Talk of faithful interpretations may summon up recondite issues in hermeneutics. So a word is in order on the method I adopt in dealing with the history of political theory. Much has been written recently on the importance of history and social context in interpreting texts, and indeed there are good reasons for denying that political theorists escape their times and write works we can interpret without any reference to their contexts. Their agendas are set partly by the burning issues of the day; there are certain things they need not mention explicitly to their audiences, who will take them for granted (as indeed the theorists may); words change their meanings over time; and since social structures change, there will be ways in which their worlds are quite different from ours. These rather banal premises suggest that the interpretation of an authors text must draw on contingent considerations about the authors time. Accordingly, I have been guided here by such considerations, though they are hardly prominent in my text. The text has its contexts, and these are in part historically defined.

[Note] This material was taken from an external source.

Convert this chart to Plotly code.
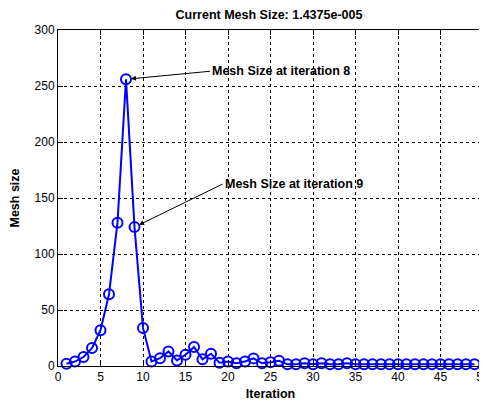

I do not believe, however, that history is valuable because it enables us to recapture the authors intentions, to reconstruct the ghostly mental life of Thomas Hobbes as he drafted Leviathan. Hobbes claimed it was:
Though words be the signs we have of one anothers opinions and intentions; yet, because the equivocation of them is so frequent according to the diversity of contexture, and of the company wherewith they go (which the presence of him that speaketh, our sight of his actions, and conjecture of his intentions, must help to discharge us of): it must be extreme hard to find out the opinions and meanings of those men that are gone from us long ago, and have left us with no other signification thereof but their books; which cannot possibly be understood without history enough to discover those aforementioned circumstances, and also without great prudence to observe them.
But the meaning of a text is not bound up in the authors (mentalistically cast) intentions. There are technical reasons for resisting that view of interpretation; it must be extremely hard, even with history and prudence, to have any confidence in an estimation of an authors intentions. But the case against intentions hardly hinges on technical niceties. Divine authorship aside, texts regularly display more and less than the authors intentions: more in that the author may be surprised at some elements of his work; less in that some ideas may never quite make it onto the page.
Interpretation, I suggest, is more like solving a jigsaw puzzle than like conjuring up the ghost in a defunct machine. We want a reading that illuminates the text, that resolves puzzles and doubts, that orders what can be ordered and shows why the rest cant be. The authors own view of the work, in letters or prefaces, may be helpful but can never be authoritative. I can put the point polemically. Interpreting the works of John Locke would present just the same challenges if Locke were a robot, if half the volumes were dashed off by his friend Molyneux, or if they all descended from the starry skies. And if Hamlet is ever written by the fabled monkeys hammering away at their typewriters or by a computer spewing out random letters, interpreting it will pose just the same problems as interpreting the Hamlet Shakespeare wrote.
I owe much to friends and teachers, and happily I have found that the two roles are not mutually exclusive. Isaac Kramnick and Richard Polenberg of Cornell University, still unfailingly helpful, refrain from reminding me what a callow undergraduate I was. Stephen Holmes, Judith Shklar, and Michael Walzer taught me, more than I noticed then, in graduate school at Harvard University. I spent 198283 at the Institute for Advanced Study as Walzers assistant and there revised the manuscript. While I was in Princeton, Amy Gutmann and Bernie Yack of Princeton University provided searching comments; I profited too from talks with Patricia Smith Churchland, Paul Churchland, Michael Doyle, and Allan Silver, all spending the year at the Institute. At various stages, Bruce Fink, Carleton Montgomery, Stephen Newman, Michael Sandel, and Andy Stark have commented on different chapters. I have come to rely heavily on Shelley Burtts painstaking comments.
I hope all these people realize that my more or less gruff reactions were and are accompanied by abiding gratitude.
D.H.
Ann Arbor, Michigan
How can political theorists justify accounts of how the world ought to be? of what obligations citizens of democratic states have? of whether the state is legitimate? of when disobedience might be permissible? of whether liberal societies should pursue egalitarian policies? of what sort of tolerance is due radicals and terrorists? of what interest the state should take in promoting morality?
These questions are my concern. I should emphasize at once, however, that I have nothing to say on any of the concrete issues, tantalizing though they are. This book is about methodology, about the strategies of justification that political theorists use. The blizzard of arguments on concrete issues can become confusing. We begin to wonder just what sort of enterprise political theory is. What are we doing? How can we justify the views we recommend? Here I deliberately step outside the first-order business of arguing for some political views. My aim is to shed some light on the second-order questions. What might be a viable justification in political theory? Such questions of method are hardly interesting in themselves. With a clearer sense of the issues they raise, though, we can perhaps pursue the intriguing political questions in more perspicuous ways.